Pastor Gil Monrose, a Nyack alum who is now the head of the mayor’s faith outreach office, said he was deeply shaped by his Christian education and the fact that it took place in the city. After he graduated from Nyack, he got a degree at Alliance Theological Seminary (which is working to remain open) and worked with a community initiative to combat gun violence.

“Losing that ability to be able to go to school in the same area in which you want to do ministry—I think that is a loss,” he said.

As mayor Eric Adams’s representative at religious events around New York, Monrose, also the pastor of Mt. Zion Church of God 7th Day, visits many different faith communities. He has learned that if he mentions that he’s a Nyack graduate, he’ll always find one or two others in the room.

He recalls that the school’s diverse makeup was invigorating when he went there. It felt special. When Alliance closed, the student population was 34 percent Latino, 30 percent Black, 11 percent international, and 9 percent Asian American.

“The Black community and the Latino community, even the Asian American and Pacific Islander community—we were the majority,” Monrose said. “It was really minority students leading the charge. … That’s a big loss for the generation that is coming up.”
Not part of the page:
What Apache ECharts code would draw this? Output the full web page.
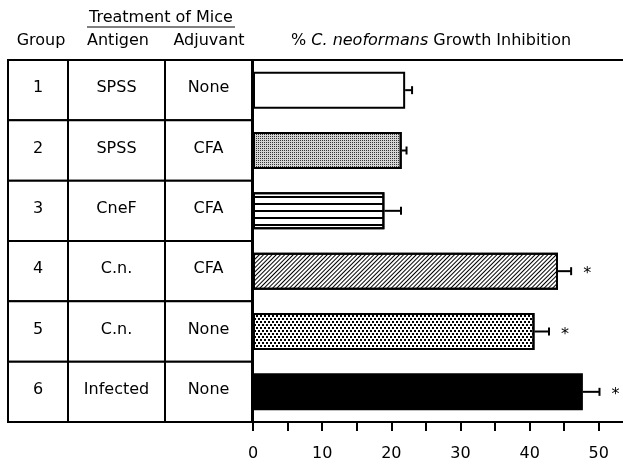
<!DOCTYPE html>
<html>
<head>
<meta charset="utf-8">
<script src="https://cdn.jsdelivr.net/npm/echarts@6/dist/echarts.min.js"></script>
<style>
  html, body { margin: 0; padding: 0; background: #fff; }
  #chart { width: 623px; height: 465px; }
</style>
</head>
<body>
<div id="chart"></div>
<script>
// table columns
const groups = ['1', '2', '3', '4', '5', '6'];
const antigens = ['SPSS', 'SPSS', 'CneF', 'C.n.', 'C.n.', 'Infected'];
const adjuvants = ['None', 'CFA', 'CFA', 'CFA', 'None', 'None'];

// % growth inhibition, error (upper only), significance mark
const inhibition = [22.0, 21.5, 19.0, 44.1, 40.7, 47.7];
const errors = [1.0, 0.7, 2.4, 1.9, 2.1, 2.4];
const significant = [false, false, false, true, true, true];

// axis ticks
const xLabels = [0, 10, 20, 30, 40, 50];
const xMinorTicks = [0, 5, 10, 15, 20, 25, 30, 35, 40, 45, 50];

const FONT = '"DejaVu Sans", sans-serif';

// column edges of the table (in px units of the table grid)
const colEdges = [0, 60, 157, 244];
const tableCols = [groups, antigens, adjuvants];

// fill patterns for each bar
const barStyles = [
  { color: '#fff' },
  { color: '#d4d4d4', decal: { symbol: 'rect', symbolSize: 1, dashArrayX: [1, 1], dashArrayY: [1, 1], color: '#333' } },
  { color: '#fff', decal: { symbol: 'rect', symbolSize: 1, dashArrayX: [1, 0], dashArrayY: [2, 5], color: '#000' } },
  { color: '#fff', decal: { symbol: 'rect', symbolSize: 1, dashArrayX: [1, 0], dashArrayY: [1, 2], rotation: -Math.PI / 4, color: '#000' } },
  { color: '#fff', decal: { symbol: 'rect', symbolSize: 1, dashArrayX: [[2, 2], [0, 2, 2, 0]], dashArrayY: [2, 1], color: '#000' } },
  { color: '#000' }
];

const chart = echarts.init(document.getElementById('chart'));

const option = {
  backgroundColor: '#fff',
  animation: false,
  grid: [
    { left: 8, top: 60, width: 244, height: 362 },
    { left: 253, top: 60, right: 0, height: 362 }
  ],
  xAxis: [
    { gridIndex: 0, type: 'value', min: 0, max: 244, show: false },
    {
      gridIndex: 1, type: 'value', min: 0, max: 53.5, position: 'bottom',
      axisLine: { show: true, lineStyle: { color: '#000', width: 2 } },
      axisTick: { show: true, customValues: xMinorTicks, length: 9, lineStyle: { color: '#000', width: 2 } },
      axisLabel: { customValues: xLabels, margin: 24, color: '#000', fontSize: 16, fontFamily: FONT },
      splitLine: { show: false }
    },
    {
      gridIndex: 1, type: 'value', min: 0, max: 53.5, position: 'top',
      axisLine: { show: true, lineStyle: { color: '#000', width: 2 } },
      axisTick: { show: false }, axisLabel: { show: false }, splitLine: { show: false }
    }
  ],
  yAxis: [
    { gridIndex: 0, type: 'category', data: groups, inverse: true, show: false },
    {
      gridIndex: 1, type: 'category', data: groups, inverse: true,
      axisLine: { show: true, lineStyle: { color: '#000', width: 2 } },
      axisTick: { show: false }, axisLabel: { show: false }
    }
  ],
  graphic: [
    { type: 'text', x: 161, y: 18, style: { text: 'Treatment of Mice', font: '16px ' + FONT, fill: '#000', align: 'center', verticalAlign: 'middle', textAlign: 'center', textVerticalAlign: 'middle' } },
    { type: 'line', shape: { x1: 87, y1: 27, x2: 235, y2: 27 }, style: { stroke: '#000', lineWidth: 1 } },
    { type: 'text', x: 41, y: 41, style: { text: 'Group', font: '16px ' + FONT, fill: '#000', align: 'center', verticalAlign: 'middle', textAlign: 'center', textVerticalAlign: 'middle' } },
    { type: 'text', x: 118, y: 41, style: { text: 'Antigen', font: '16px ' + FONT, fill: '#000', align: 'center', verticalAlign: 'middle', textAlign: 'center', textVerticalAlign: 'middle' } },
    { type: 'text', x: 209, y: 41, style: { text: 'Adjuvant', font: '16px ' + FONT, fill: '#000', align: 'center', verticalAlign: 'middle', textAlign: 'center', textVerticalAlign: 'middle' } },
    {
      type: 'text', x: 291, y: 41,
      style: {
        text: '{n|% }{i|C. neoformans}{n| Growth Inhibition}',
        fill: '#000', align: 'left', verticalAlign: 'middle', textAlign: 'left', textVerticalAlign: 'middle',
        rich: {
          n: { fontSize: 16, fontFamily: FONT, fill: '#000' },
          i: { fontSize: 16, fontFamily: FONT, fontStyle: 'italic', fill: '#000' }
        }
      }
    }
  ],
  series: [
    {
      // table cells
      type: 'custom',
      xAxisIndex: 0,
      yAxisIndex: 0,
      data: groups.map((g, i) => [0, i]),
      encode: { x: 0, y: 1 },
      renderItem: function (params, api) {
        const row = api.value(1);
        const bandH = api.size([0, 1])[1];
        const cy = api.coord([0, row])[1];
        const children = [];
        for (let c = 0; c < 3; c++) {
          const x0 = api.coord([colEdges[c], row])[0];
          const x1 = api.coord([colEdges[c + 1], row])[0];
          children.push({
            type: 'rect',
            shape: { x: x0, y: cy - bandH / 2, width: x1 - x0, height: bandH },
            style: { fill: '#fff', stroke: '#000', lineWidth: 2 }
          });
          children.push({
            type: 'text',
            x: (x0 + x1) / 2,
            y: cy - 2,
            style: { text: tableCols[c][row], font: '16px ' + FONT, fill: '#000', align: 'center', verticalAlign: 'middle' }
          });
        }
        return { type: 'group', children: children };
      }
    },
    {
      type: 'bar',
      xAxisIndex: 1,
      yAxisIndex: 1,
      barWidth: 37,
      data: inhibition.map((v, i) => ({
        value: v,
        itemStyle: Object.assign({ borderColor: '#000', borderWidth: 2 }, barStyles[i])
      }))
    },
    {
      // error bars and significance stars
      type: 'custom',
      xAxisIndex: 1,
      yAxisIndex: 1,
      data: inhibition.map((v, i) => [v, i, errors[i], significant[i] ? 1 : 0]),
      encode: { x: 0, y: 1 },
      z: 5,
      renderItem: function (params, api) {
        const v = api.value(0);
        const row = api.value(1);
        const e = api.value(2);
        const p0 = api.coord([v, row]);
        const p1 = api.coord([v + e, row]);
        const children = [
          { type: 'line', shape: { x1: p0[0], y1: p0[1], x2: p1[0], y2: p1[1] }, style: { stroke: '#000', lineWidth: 2 } },
          { type: 'line', shape: { x1: p1[0], y1: p1[1] - 4, x2: p1[0], y2: p1[1] + 4 }, style: { stroke: '#000', lineWidth: 2 } }
        ];
        if (api.value(3)) {
          children.push({
            type: 'text',
            x: p1[0] + 16,
            y: p1[1] + 3,
            style: { text: '*', font: '16px ' + FONT, fill: '#000', align: 'center', verticalAlign: 'middle' }
          });
        }
        return { type: 'group', children: children };
      }
    }
  ]
};

chart.setOption(option);
</script>
</body>
</html>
At the end of August, Alliance University held its last commencement ceremony—and a final farewell—at Bethel Gospel Assembly, a historic Black church in Harlem.
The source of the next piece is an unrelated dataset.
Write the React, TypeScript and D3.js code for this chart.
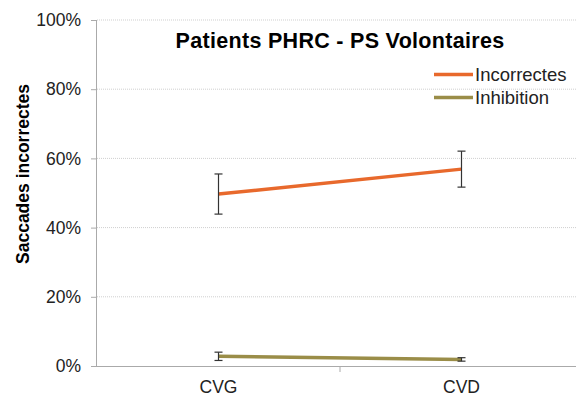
import React, { useRef, useEffect } from "react";
import * as d3 from "d3";

// catégories et séries
const categories = ["CVG", "CVD"];
const incorrectes = [0.497, 0.569];
const incorrectesErr = [0.058, 0.052];
const inhibition = [0.028, 0.019];
const inhibitionErr = [0.012, 0.005];
const yTicks = [0, 0.2, 0.4, 0.6, 0.8, 1];

const series = [
  { name: "Incorrectes", values: incorrectes, err: incorrectesErr, color: "#E8692C" },
  { name: "Inhibition", values: inhibition, err: inhibitionErr, color: "#9A8D48" },
];

const W = 576;
const H = 396;
const margin = { top: 20, right: -7, bottom: 30, left: 97 };

const App = () => {
  const ref = useRef<SVGSVGElement | null>(null);

  useEffect(() => {
    if (!ref.current) return;
    const svg = d3.select(ref.current);
    svg.selectAll("*").remove();

    const font = "'Liberation Sans', Arial, sans-serif";
    const x0 = margin.left;
    const x1 = W - margin.right;
    const y0 = H - margin.bottom;

    const x = d3.scaleBand<string>().domain(categories).range([x0, x1]);
    const y = d3.scaleLinear().domain([0, 1]).range([y0, margin.top]);
    const cx = (c: string) => (x(c) as number) + x.bandwidth() / 2;

    // grille pointillée
    svg
      .append("g")
      .selectAll("line")
      .data(yTicks.filter((t) => t > 0))
      .enter()
      .append("line")
      .attr("x1", x0)
      .attr("x2", W)
      .attr("y1", (d) => y(d))
      .attr("y2", (d) => y(d))
      .attr("stroke", "#cfcfcf")
      .attr("stroke-width", 1)
      .attr("stroke-dasharray", "1,1");

    // axe Y
    const yAxis = svg
      .append("g")
      .attr("transform", `translate(${x0},0)`)
      .call(
        d3
          .axisLeft(y)
          .tickValues(yTicks)
          .tickFormat(d3.format(".0%"))
          .tickSize(6)
          .tickPadding(10)
      );
    yAxis.select(".domain").attr("stroke", "#aaaaaa").attr("d", `M-0.5,${y0}V${margin.top}`);
    yAxis.selectAll(".tick line").attr("stroke", "#aaaaaa");
    yAxis
      .selectAll(".tick text")
      .style("font-family", font)
      .style("font-size", "17.5px")
      .attr("fill", "#222");

    // axe X
    const xAxis = svg.append("g").attr("transform", `translate(0,${y0})`);
    xAxis
      .append("line")
      .attr("x1", x0)
      .attr("x2", W)
      .attr("y1", 0.5)
      .attr("y2", 0.5)
      .attr("stroke", "#aaaaaa");
    xAxis
      .append("line")
      .attr("x1", x(categories[1]) as number)
      .attr("x2", x(categories[1]) as number)
      .attr("y1", 0)
      .attr("y2", 6)
      .attr("stroke", "#aaaaaa");
    xAxis
      .selectAll("text")
      .data(categories)
      .enter()
      .append("text")
      .attr("x", (d) => cx(d))
      .attr("y", 27)
      .attr("text-anchor", "middle")
      .style("font-family", font)
      .style("font-size", "17.5px")
      .attr("fill", "#222")
      .text((d) => d);

    // séries
    const line = d3
      .line<number>()
      .x((_, i) => cx(categories[i]))
      .y((d) => y(d));

    series.forEach((s) => {
      svg
        .append("path")
        .datum(s.values)
        .attr("fill", "none")
        .attr("stroke", s.color)
        .attr("stroke-width", 3.5)
        .attr("d", line);

      // barres d'erreur
      const eb = svg.append("g");
      s.values.forEach((v, i) => {
        const px = cx(categories[i]);
        const top = y(v + s.err[i]);
        const bot = y(v - s.err[i]);
        eb.append("line")
          .attr("x1", px).attr("x2", px).attr("y1", top).attr("y2", bot)
          .attr("stroke", "#333").attr("stroke-width", 1.2);
        [top, bot].forEach((yy) =>
          eb.append("line")
            .attr("x1", px - 4).attr("x2", px + 4).attr("y1", yy).attr("y2", yy)
            .attr("stroke", "#333").attr("stroke-width", 1.2)
        );
      });
    });

    // titre
    svg
      .append("text")
      .attr("x", 340)
      .attr("y", 47.5)
      .attr("text-anchor", "middle")
      .style("font-family", font)
      .style("font-size", "21.5px")
      .style("font-weight", "bold")
      .style("letter-spacing", "0.3px")
      .attr("fill", "#000")
      .text("Patients PHRC - PS Volontaires");

    // légende
    const legend = svg.append("g");
    series.forEach((s, i) => {
      const ly = 74.5 + i * 23;
      legend.append("line")
        .attr("x1", 434).attr("x2", 473).attr("y1", ly).attr("y2", ly)
        .attr("stroke", s.color).attr("stroke-width", 3.5);
      legend.append("text")
        .attr("x", 475).attr("y", ly + 6.5)
        .style("font-family", font)
        .style("font-size", "18.5px")
        .attr("fill", "#222")
        .text(s.name);
    });

    // titre axe Y
    svg
      .append("text")
      .attr("transform", `translate(29,174) rotate(-90)`)
      .attr("text-anchor", "middle")
      .style("font-family", font)
      .style("font-size", "17.5px")
      .style("font-weight", "bold")
      .attr("fill", "#000")
      .text("Saccades incorrectes");
  }, []);

  return (
    <svg
      ref={ref}
      width={W}
      height={H}
      style={{ position: "absolute", left: 0, top: 0, background: "#fff" }}
    />
  );
};

export default App;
The senior pastor, bishop Carlton Brown, has graduate degrees from Nyack and a doctorate from Alliance Theological Seminary. Brown said that in his congregation, he can list four church leaders who have Alliance degrees, including longtime Bethel member Kyoko Uchiki, who recently graduated and is preparing for ordination, with plans to lead a Japanese ministry in the city. Brown estimates about 20 other graduates of the school attend the church.

“It was a wonderful experience for me,” he said. The school helped him develop a “sound theology” that traced the “redemptive message from Genesis to Revelation.” The curriculum was about “not just head knowledge, but practical application—classes on social justice and the church being active in the communities.”

He said there were “a lot of tears” at the final commencement ceremony.

Still, everything has its season.

“It’s leaving a gap,” Brown said, “but I think folks will find a way.”

The growth of online education may give some New Yorkers other options. Schools including Gordon-Conwell Theological Seminary have been reaching out to prospective students.

One remaining evangelical institution in the New York metro area is Pillar College in Newark, about a half hour from the city, which is one of the schools that has agreed to take Alliance transfer students. Wayne Dyer, a vice president at the school, said some are planning to transfer there for the fall semester.

Prospective students looking for an urban context will have other options, too. Los Angeles has Biola, Azusa Pacific, Hope International, and Vanguard. Chicago has Moody and North Park. Boston has Eastern Nazarene and Sattler.

Shirley Hoogstra, president of the CCCU, said the closure of any school is sad and hurts its community. But that doesn’t mean evangelical schools won’t be contributing to New York City.

“Are there graduates from all 150 CCCU members, counting Canada, remaining in New York City? There are hundreds of them,” she said. “Christian colleges are sending people to New York City to work, a countermeasure to the fact that these two campuses are not going to be operating.”

But to those who were near the New York communities that have now vanished, the costs of their demise don’t seem easy to calculate. They say it will take a while to see all the holes the schools are leaving in the life of the city.

Ed Morgan, former CEO of the Bowery Mission, knew and worked with King’s grads at Bowery and elsewhere in the city. The students had a “uniquely mature worldview,” he said, and a liberal arts education that prepared many for ministry. It’s hard to think that flow of student volunteers will just stop.

“This is not just another Christian college closing,” he said. “It’s more of a major loss than many realize.”

Emily Belz is a CT staff writer who lives in New York City.